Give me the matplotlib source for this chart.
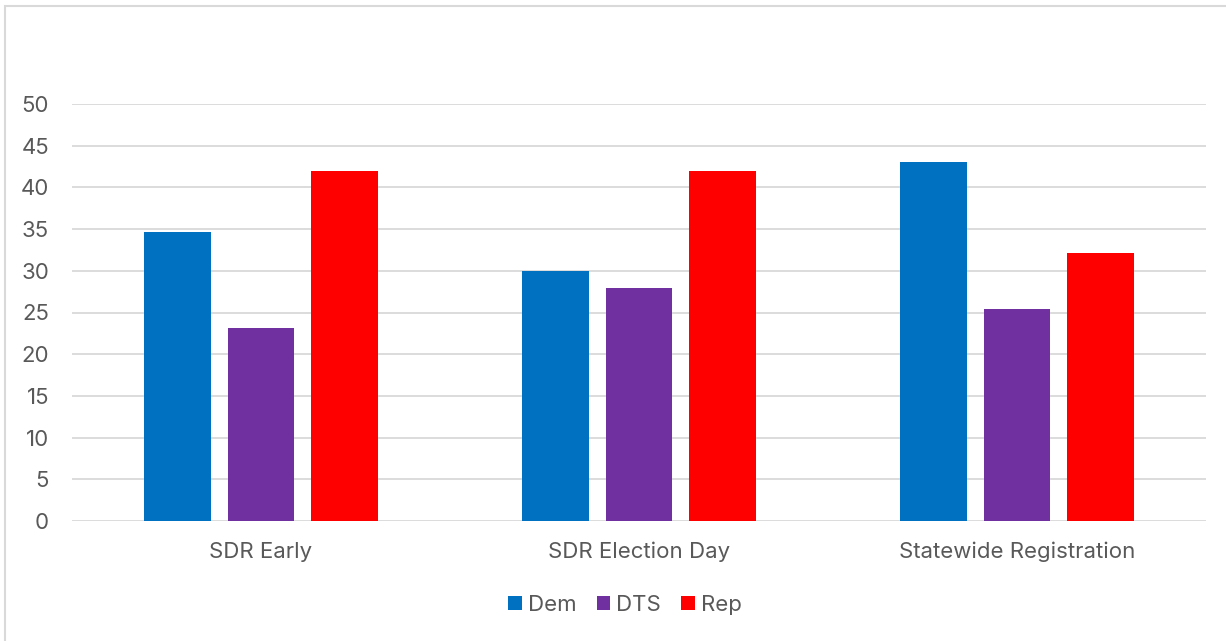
import matplotlib
matplotlib.use("Agg")
import matplotlib.pyplot as plt
from matplotlib.patches import Rectangle
import numpy as np

categories = ["SDR Early", "SDR Election Day", "Statewide Registration"]
series_names = ["Dem", "DTS", "Rep"]
dem = [34.7, 30.0, 43.0]
dts = [23.2, 27.9, 25.4]
rep = [42.0, 42.0, 32.1]
y_ticks = [0, 5, 10, 15, 20, 25, 30, 35, 40, 45, 50]

colors = ["#0070C0", "#7030A0", "#FF0000"]
text_color = "#595959"
fs = 16

plt.rcParams["font.family"] = ["Inter", "DejaVu Sans"]

fig = plt.figure(figsize=(12.26, 6.41), dpi=100)
fig.patch.set_facecolor("white")

# chart-area frame
fig.add_artist(Rectangle((5 / 1226, -0.01), 1.02, 1 - 6 / 641 + 0.01,
                         transform=fig.transFigure, fill=False,
                         edgecolor="#d9d9d9", linewidth=1.5))

ax = fig.add_axes([72 / 1226, 1 - 521 / 641, (1206 - 72) / 1226, (521 - 104) / 641])

x = np.arange(len(categories))
width = 0.175
step = 0.221
for i, (vals, name) in enumerate(zip([dem, dts, rep], series_names)):
    ax.bar(x + (i - 1) * step, vals, width=width, color=colors[i], label=name, zorder=3)

ax.set_xlim(-0.5, 2.5)
ax.set_ylim(0, 50)
ax.set_yticks(y_ticks)
ax.set_yticklabels([str(t) for t in y_ticks], fontsize=fs, color=text_color)
ax.set_xticks(x)
ax.set_xticklabels(categories, fontsize=fs, color=text_color)
ax.tick_params(axis="both", length=0)
ax.tick_params(axis="y", pad=16.5)
ax.tick_params(axis="x", pad=15)
ax.grid(axis="y", color="#d9d9d9", linewidth=1.3, zorder=0)
for s in ax.spines.values():
    s.set_visible(False)

fig.legend(loc="center", bbox_to_anchor=(625 / 1226, 1 - 605 / 641), ncol=3, frameon=False,
           fontsize=fs, labelcolor=text_color, handlelength=0.62, handleheight=0.62,
           handletextpad=0.28, columnspacing=0.9)

fig.savefig("out.png", dpi=100, facecolor="white")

*SHORT EXERCISE*. All of the material above needs to be restated exactly, with no pictures.

*TASK ANSWER*.
Give me the matplotlib source for this chart.
import matplotlib
matplotlib.use("Agg")
import matplotlib.pyplot as plt
from matplotlib.patches import Rectangle
import numpy as np

categories = ["SDR Early", "SDR Election Day", "Statewide Registration"]
series_names = ["Dem", "DTS", "Rep"]
dem = [34.7, 30.0, 43.0]
dts = [23.2, 27.9, 25.4]
rep = [42.0, 42.0, 32.1]
y_ticks = [0, 5, 10, 15, 20, 25, 30, 35, 40, 45, 50]

colors = ["#0070C0", "#7030A0", "#FF0000"]
text_color = "#595959"
fs = 16

plt.rcParams["font.family"] = ["Inter", "DejaVu Sans"]

fig = plt.figure(figsize=(12.26, 6.41), dpi=100)
fig.patch.set_facecolor("white")

# chart-area frame
fig.add_artist(Rectangle((5 / 1226, -0.01), 1.02, 1 - 6 / 641 + 0.01,
                         transform=fig.transFigure, fill=False,
                         edgecolor="#d9d9d9", linewidth=1.5))

ax = fig.add_axes([72 / 1226, 1 - 521 / 641, (1206 - 72) / 1226, (521 - 104) / 641])

x = np.arange(len(categories))
width = 0.175
step = 0.221
for i, (vals, name) in enumerate(zip([dem, dts, rep], series_names)):
    ax.bar(x + (i - 1) * step, vals, width=width, color=colors[i], label=name, zorder=3)

ax.set_xlim(-0.5, 2.5)
ax.set_ylim(0, 50)
ax.set_yticks(y_ticks)
ax.set_yticklabels([str(t) for t in y_ticks], fontsize=fs, color=text_color)
ax.set_xticks(x)
ax.set_xticklabels(categories, fontsize=fs, color=text_color)
ax.tick_params(axis="both", length=0)
ax.tick_params(axis="y", pad=16.5)
ax.tick_params(axis="x", pad=15)
ax.grid(axis="y", color="#d9d9d9", linewidth=1.3, zorder=0)
for s in ax.spines.values():
    s.set_visible(False)

fig.legend(loc="center", bbox_to_anchor=(625 / 1226, 1 - 605 / 641), ncol=3, frameon=False,
           fontsize=fs, labelcolor=text_color, handlelength=0.62, handleheight=0.62,
           handletextpad=0.28, columnspacing=0.9)

fig.savefig("out.png", dpi=100, facecolor="white")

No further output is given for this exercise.